While we are in the very early stages of the new hemp industry, Wisconsin has a long history with the crop. It was first produced in the state on nine acres in 1908 as an experiment led by the Agronomy Department of the Wisconsin Experiment Station in cooperation with the Office of Fiber Investigations of the USDA. By 1917 Wisconsin was the second largest hemp producing state both in terms of acreage and fiber yielded. As a war crop, the fiber was mainly used to sew shoes worn by American soldiers and for cordage in ship building. From the earliest years of production, it was recognized that community cooperation was critical to making the crop successful. Machinery for handling hemp was expensive as were processing mills. The Rock River Hemp Grower’s Association formed in the first few years of the industry. In 1917, the statewide Wisconsin Hemp Order organized in Ripon to promote the general welfare of the hemp industry in the state, with both farmers and hemp mill operators as members.

Even as there are many reasons to be cautiously optimistic about the re-emerging hemp industry, many businesses and individuals from outside Wisconsin are scrambling for a foothold as it takes shape. A number of entities from Canada and western states, like Colorado and Oregon, with more established hemp industries are building a presence here, seeking farmers to grow for them. Informational meetings about hemp are often attended by bankers and investors as they too want to benefit from its profitability. There is concern that while hemp may grow here again, much of the value will be extracted by outsiders, or those not directly involved in the production and processing of hemp products. Thankfully, groups are organizing to keep that value closer to home!

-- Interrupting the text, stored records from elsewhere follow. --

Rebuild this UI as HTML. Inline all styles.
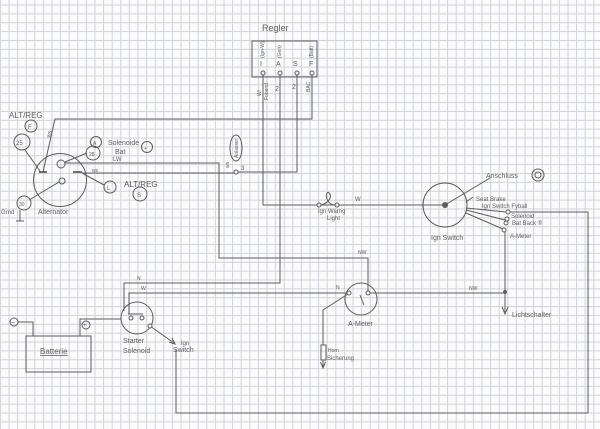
<!DOCTYPE html>
<html><head><meta charset="utf-8"><style>
html,body{margin:0;padding:0;background:#fbfbfb;}
svg{display:block;}
text{font-family:"Liberation Sans",sans-serif;fill:#606060;}
</style></head><body>
<svg width="600" height="429" viewBox="0 0 600 429" xmlns="http://www.w3.org/2000/svg">
<defs>
<pattern id="g" x="8.5" y="4.5" width="8.6" height="8.87" patternUnits="userSpaceOnUse">
<path d="M0.5 0V8.87M0 0.5H8.6" stroke="#d0d3da" stroke-width="1" fill="none"/>
</pattern>
</defs>
<rect width="600" height="429" fill="#fbfbfb"/>
<rect width="600" height="429" fill="url(#g)"/>

<g fill="none" stroke="#5c5c5c" stroke-width="1">
<rect x="252" y="41" width="65" height="36"/>
<path d="M263 75V205H317M321 205H335M339 205H443"/>
<circle cx="319" cy="205" r="2"/>
<circle cx="337" cy="205" r="2"/>
<path d="M321 205C326 204 332 199 330 194C328 190 325 194 327 199C329 204 333 205 335 205"/>
<path d="M280 75V283H124V311"/>
<path d="M297 75V172H238"/>
<path d="M312 75V119H55L43 172"/>
<path d="M65 163H219V258H368V291"/>
<path d="M82 173H234"/>
<path d="M129 314V293H347"/>
<path d="M370 293H505"/>
<path d="M505 231V312"/>
<path d="M502 307L505 314L508 307" />
<path d="M348 294L323 310V345M323 360V367"/>
<rect x="321" y="345" width="5" height="15"/>
<path d="M320.5 362L323 368L325.5 362"/>
<rect x="26" y="336" width="65" height="36"/>
<path d="M80 336V319H121"/>
<path d="M18 322H33V336"/>
<circle cx="14" cy="322" r="4"/>
<circle cx="86" cy="325" r="4"/>
<circle cx="137" cy="318" r="16"/>
<path d="M128 314H143"/>
<path d="M150 326L174 343"/>
<path d="M169 342L175 344L172 338"/>
<path d="M176 350V413H588V212H509"/>
<circle cx="361" cy="299" r="16"/>
<path d="M360 295L364 305"/>
<circle cx="445" cy="205" r="22"/>
<path d="M445 205L490 178"/>
<path d="M466 208L506 212M466 210L505 220M466 213L503 229"/>
<path d="M466 202L473 197"/>
<circle cx="60" cy="180" r="26.5"/>
<circle cx="61" cy="164" r="4"/>
<circle cx="62" cy="181" r="3"/>
<path d="M39 172H47M73 172H82" stroke-width="1.8"/>
<path d="M65 162L87 153"/>
<path d="M82 173L104 185"/>
<path d="M25 150L40 171"/>
<path d="M29 200L59 182"/>
<path d="M20 210V221M16 221H24"/>
<circle cx="93" cy="153" r="7"/>
<circle cx="96" cy="142" r="5.5"/>
<circle cx="110" cy="187" r="6"/>
<circle cx="22" cy="142" r="8"/>
<circle cx="31" cy="126" r="6"/>
<circle cx="24" cy="203" r="7"/>
<circle cx="140" cy="194" r="7"/>
<circle cx="147" cy="147" r="5.5"/>
<circle cx="538" cy="175" r="6"/>
<ellipse cx="538" cy="175" rx="3" ry="3"/>
<ellipse cx="236" cy="148" rx="6" ry="13"/>
</g>

<g fill="#fbfbfb" stroke="#5c5c5c" stroke-width="1">
<circle cx="263" cy="73" r="2"/>
<circle cx="280" cy="73" r="2"/>
<circle cx="297" cy="73" r="2"/>
<circle cx="312" cy="73" r="2"/>
<circle cx="236" cy="172" r="2"/>
<circle cx="131" cy="318" r="2"/>
<circle cx="142" cy="318" r="2"/>
<circle cx="150" cy="326" r="2"/>
<circle cx="349" cy="293" r="2"/>
<circle cx="368" cy="293" r="2"/>
<circle cx="508" cy="212" r="2"/>
<circle cx="507" cy="219" r="2"/>
<circle cx="506" cy="223" r="2"/>
<circle cx="504" cy="230" r="2"/>
</g>
<circle cx="445" cy="205" r="3" fill="#5c5c5c"/>
<circle cx="505" cy="292" r="2" fill="#5c5c5c"/>

<g font-size="7">
<text x="262" y="31" font-size="9">Regler</text>
<text x="260" y="66">I</text>
<text x="276" y="66">A</text>
<text x="293" y="66">S</text>
<text x="309" y="66">F</text>
<text transform="translate(264,58) rotate(-90)" font-size="5">(Ign-W)</text>
<text transform="translate(281,58) rotate(-90)" font-size="5">(Gen)</text>
<text transform="translate(313,58) rotate(-90)" font-size="5">(Batt)</text>
<text transform="translate(261,96) rotate(-90)" font-size="5">W/</text>
<text transform="translate(268,100) rotate(-90)" font-size="5">Fobend</text>
<text x="275" y="91">2</text>
<text x="292" y="89">2</text>
<text transform="translate(310,92) rotate(-90)" font-size="5">BAC</text>
<text transform="translate(238,158) rotate(-90)" font-size="5">Anlasser</text>
<text transform="translate(229,168) rotate(-90)" font-size="5">ws</text>
<text x="241" y="170" font-size="6">3</text>
<text x="9" y="118" font-size="8">ALT/REG</text>
<text x="28" y="129" font-size="6">F</text>
<text x="16" y="145" font-size="6">25</text>
<text x="89" y="156" font-size="5">28</text>
<text x="93" y="145" font-size="5">A</text>
<text x="108" y="145">Solenoide</text>
<text x="115" y="154">Bat</text>
<text x="113" y="161" font-size="6">LW</text>
<text x="144" y="150" font-size="5">+</text>
<text transform="translate(50,138) rotate(-75)" font-size="6">ws</text>
<text x="92" y="172" font-size="5">ws</text>
<text x="107" y="190" font-size="6">L</text>
<text x="124" y="187" font-size="8">ALT/REG</text>
<text x="137" y="197" font-size="6">S</text>
<text x="19" y="206" font-size="5">30</text>
<text x="1" y="214" font-size="6">Grnd</text>
<text x="38" y="214">Alternator</text>
<text x="318" y="213" font-size="6">Ign Warng</text>
<text x="327" y="220" font-size="6">Light</text>
<text x="355" y="201" font-size="6">W</text>
<text x="358" y="254" font-size="5">NW</text>
<text x="137" y="280" font-size="5">N</text>
<text x="141" y="290" font-size="5">W</text>
<text x="336" y="289" font-size="5">N</text>
<text x="469" y="290" font-size="5">NW</text>
<text x="486" y="178">Anschluss</text>
<text x="476" y="201" font-size="6">Seat Brake</text>
<text x="482" y="208" font-size="6">Ign Switch  Fyball</text>
<text x="511" y="218" font-size="6">Solenoid</text>
<text x="512" y="225" font-size="6">Bat Back ®</text>
<text x="510" y="238" font-size="6">A-Meter</text>
<text x="431" y="240">Ign Switch</text>
<text x="512" y="317">Lichtschalter</text>
<text x="348" y="326">A-Meter</text>
<text x="328" y="352" font-size="5">Horn</text>
<text x="327" y="360" font-size="6">Sicherung</text>
<text x="40" y="354" font-size="8" text-decoration="underline">Batterie</text>
<text x="11" y="325" font-size="7">−</text>
<text x="83" y="327" font-size="6">+</text>
<text x="123" y="343">Starter</text>
<text x="123" y="353">Solenoid</text>
<text x="181" y="345" font-size="6">Ign</text>
<text x="173" y="352">Switch</text>
</g>
</svg>
</body></html>
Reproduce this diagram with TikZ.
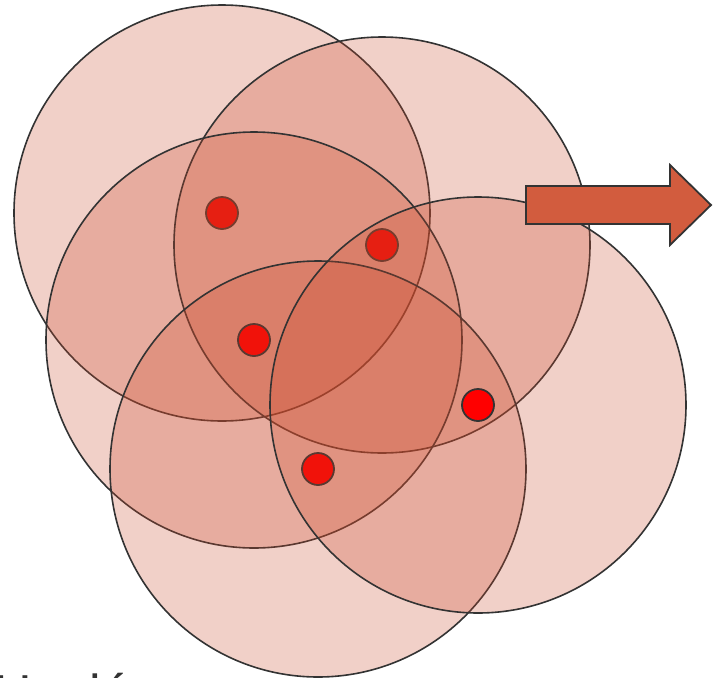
\documentclass[tikz,border=0pt]{standalone}
\usepackage{fontspec}
\setmainfont{Liberation Sans}
\definecolor{disc}{RGB}{202,72,42}
\definecolor{edge}{RGB}{51,51,51}
\definecolor{arrowfill}{RGB}{210,92,62}
\begin{document}
\begin{tikzpicture}[x=1pt,y=-1pt,
  zone/.style={circle,minimum size=416pt,inner sep=0pt,draw=edge,line width=1.6pt,
    fill=disc,fill opacity=0.26,draw opacity=1},
  spot/.style={circle,minimum size=32pt,inner sep=0pt,draw=edge,line width=1.8pt,fill=red}]
\useasboundingbox (0,0) rectangle (713,678);
\begin{scope}
\clip (0,0) rectangle (713,678);
\node[zone] (c1) at (222,213) {};
\node[spot] (d1) at (222,213) {};
\node[zone] (c2) at (382,245) {};
\node[spot] (d2) at (382,245) {};
\node[zone] (c3) at (254,340) {};
\node[spot] (d3) at (254,340) {};
\node[zone] (c5) at (318,469) {};
\node[spot] (d5) at (318,469) {};
\node[zone] (c4) at (478,405) {};
\node[spot] (d4) at (478,405) {};
\draw[draw=edge,line width=1.8pt,fill=arrowfill,line join=miter]
  (526,186) -- (670,186) -- (670,165) -- (711,205) -- (670,245) -- (670,224) -- (526,224) -- cycle;
\node[anchor=base west,inner sep=0pt,font=\fontsize{52pt}{60pt}\selectfont,text=edge] (cap) at (-6,711) {Haulé};
\end{scope}
\end{tikzpicture}
\end{document}
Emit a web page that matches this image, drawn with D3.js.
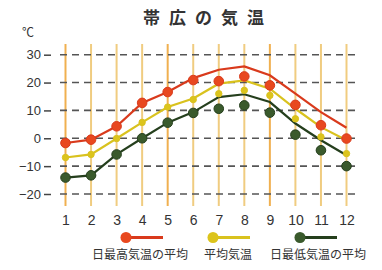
<!DOCTYPE html>
<html>
<head>
<meta charset="utf-8">
<script src="https://d3js.org/d3.v7.min.js"></script>
<style>
body { margin: 0; background: #fff; }
text { font-family: "Liberation Sans", "Noto Sans CJK JP", sans-serif; }
</style>
</head>
<body>
<svg width="382" height="270"></svg>
<script>
var months = [1, 2, 3, 4, 5, 6, 7, 8, 9, 10, 11, 12];
var yTicks = [30, 20, 10, 0, -10, -20];

// points (dots)
var highDots = [-1.7, -0.5, 4.3, 12.7, 16.6, 20.9, 20.5, 22.2, 19.0, 12.0, 4.7, -0.1];
var meanDots = [-6.9, -5.8, -0.1, 5.7, 11.2, 13.9, 16.0, 17.2, 15.4, 7.0, 0.5, -5.5];
var lowDots  = [-14.1, -13.3, -5.8, 0.0, 5.6, 9.1, 10.6, 11.8, 9.2, 1.3, -4.3, -10.0];

// lines
var highLine = [-1.7, -0.5, 4.3, 12.7, 16.6, 21.6, 24.6, 25.8, 22.6, 16.0, 9.4, 3.8];
var meanLine = [-6.9, -5.8, -0.1, 5.7, 11.2, 14.3, 19.6, 20.8, 17.8, 10.6, 4.0, -0.7];
var lowLine  = [-14.1, -13.3, -5.8, 0.0, 5.6, 9.4, 14.8, 15.8, 13.0, 5.3, -0.7, -6.1];

var series = [
  {name: "日最高気温の平均", dots: highDots, line: highLine, color: "#d93a1c", fill: "#e8481f", r: 4.8},
  {name: "平均気温", dots: meanDots, line: meanLine, color: "#d9c21e", fill: "#dcc41c", r: 3.2},
  {name: "日最低気温の平均", dots: lowDots, line: lowLine, color: "#253f1d", fill: "#3a5a2c", r: 4.8}
];

var svg = d3.select("svg");
var x = d3.scaleLinear().domain([1, 12]).range([65.5, 346.5]);
var y = d3.scaleLinear().domain([-20, 30]).range([194, 54.7]);

// title
svg.append("text").attr("x", 208).attr("y", 24).attr("text-anchor", "middle")
  .style("font-size", "17px").style("font-weight", "bold").style("letter-spacing", "9px")
  .style("fill", "#333").text("帯広の気温");
svg.append("text").attr("x", 22).attr("y", 37).style("font-size", "12px").style("fill", "#333").text("℃");

// vertical month lines
svg.append("g").selectAll("line").data(months).enter().append("line")
  .attr("x1", function(d) { return x(d); }).attr("x2", function(d) { return x(d); })
  .attr("y1", 44).attr("y2", 206)
  .style("stroke", function(d, i) { return i % 4 == 0 ? "#f0b050" : "#f0cc80"; })
  .style("stroke-width", 2);

// horizontal dashed grid
svg.append("g").selectAll("line").data(yTicks).enter().append("line")
  .attr("x1", 60).attr("x2", 360)
  .attr("y1", function(d) { return y(d); }).attr("y2", function(d) { return y(d); })
  .style("stroke", "#555").style("stroke-width", 1.6).style("stroke-dasharray", "7,5");

// y axis
var yAxis = svg.append("g").attr("transform", "translate(52,0)")
  .call(d3.axisLeft(y).tickValues(yTicks).tickSize(7).tickPadding(4));
yAxis.select(".domain").remove();
yAxis.selectAll(".tick line").attr("x1", -8).attr("x2", -1).style("stroke", "#444").style("stroke-width", 1.5);
yAxis.selectAll("text").style("font-size", "13px").style("fill", "#333")
  .style("font-family", "Liberation Sans, sans-serif").attr("x", -11);

// x axis labels
var xAxis = svg.append("g").attr("transform", "translate(0,210)")
  .call(d3.axisBottom(x).tickValues(months).tickSize(0).tickPadding(5));
xAxis.select(".domain").remove();
xAxis.selectAll("text").style("font-size", "14px").style("fill", "#333")
  .style("font-family", "Liberation Sans, sans-serif");

var lineGen = d3.line().x(function(d, i) { return x(months[i]); }).y(function(d) { return y(d); });

series.forEach(function(s) {
  svg.append("path").datum(s.line).attr("d", lineGen)
    .style("fill", "none").style("stroke", s.color).style("stroke-width", 2.2);
});
series.forEach(function(s) {
  svg.append("g").selectAll("circle").data(s.dots).enter().append("circle")
    .attr("cx", function(d, i) { return x(months[i]); })
    .attr("cy", function(d) { return y(d); })
    .attr("r", s.r)
    .style("fill", s.fill).style("stroke", s.color).style("stroke-width", 1);
});

// legend
var legX = [126, 213, 300];
var legTextX = [140, 228, 318];
series.forEach(function(s, i) {
  var g = svg.append("g");
  g.append("line").attr("x1", legX[i]).attr("x2", legX[i] + 37).attr("y1", 237.5).attr("y2", 237.5)
    .style("stroke", s.color).style("stroke-width", 3);
  g.append("circle").attr("cx", legX[i]).attr("cy", 237.5).attr("r", 5.5).style("fill", s.fill);
  g.append("text").attr("x", legTextX[i]).attr("y", 259).attr("text-anchor", "middle")
    .style("font-size", "12px").style("fill", "#333")
    .style("font-family", "Noto Sans CJK JP, sans-serif").text(s.name);
});
</script>
</body>
</html>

Incorporated in early 2019, the South Central Wisconsin Hemp Cooperative is motivated to overcome some of the same challenges that catalyzed the formation of the early associations. It is a producer-led effort to carve out a viable place in the market for small-scale organic farmers aiming to grow high-quality CBD hemp. Sadly all prior local production knowledge is gone from Wisconsin’s hemp peak. The cooperative is gathering the information they can for their members; organizing a seed order for their first growing season; developing relationships with local processors; and attending meetings to keep abreast of industry developments. With support from UWCC they have developed bylaws and are currently examining business feasibility with support from the Wisconsin Farmers Union. Though spring is just upon us and there are still many unknowns, the South Central Wisconsin Hemp Cooperative is laying important groundwork to increase the value returned to farmers in this new hemp era for Wisconsin.